Under the Legislature's proposed budget, school districts would be able to operate with only a 1-percent reserve for the 2009-10 and 2010-11 budget years.


However, Altic emphasized to the board that once that money is spent, it's gone, and the state will require them to provide a strategy for recovering that 3-percent reserve. If no new revenues are coming into the district, Altic said it would require further cuts ahead to rebuild the fund.


That money, she added, also serves as an important cushion for the district.


The silver lining for the district is that they've been able to hire back all but two of the 53 teachers who received layoff notices in March, said MacDougall. They also have given notices of release to eight administrators, and hired back seven.


In addition, MacDougall said they realized a savings of $522,000 with the closure of Oak Hill Middle School, approved by the board in March.


On Monday at 4 p.m., the portable buildings that housed Highlands High School at the district offices left to be transported to the district's elementary schools, where MacDougall said they'll be used to work with children with greater educational needs.

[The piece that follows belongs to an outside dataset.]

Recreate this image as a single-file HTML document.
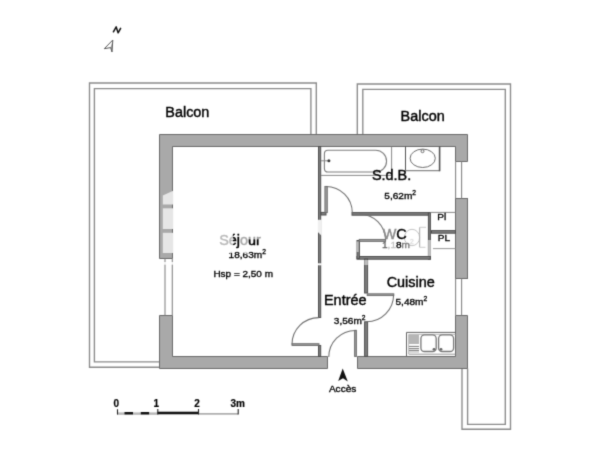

Meantime, Highlands High School will be moved to Oak Hill, where a number of other alternative education and social programs will be housed, MacDougall said.


Board members requested that MacDougall place a discussion on an upcoming meeting agenda to look at consolidation. Trustees Gordon, Hank Montgomery and Carolynn Jarrett all said that they've been talking about service consolidations for a long time, and the time has come to do something.


Jarrett also questioned why consolidation didn't play a bigger part in the budget itself.


They're planning to have a discussion and direct MacDougall to bring back recommendations at a later date.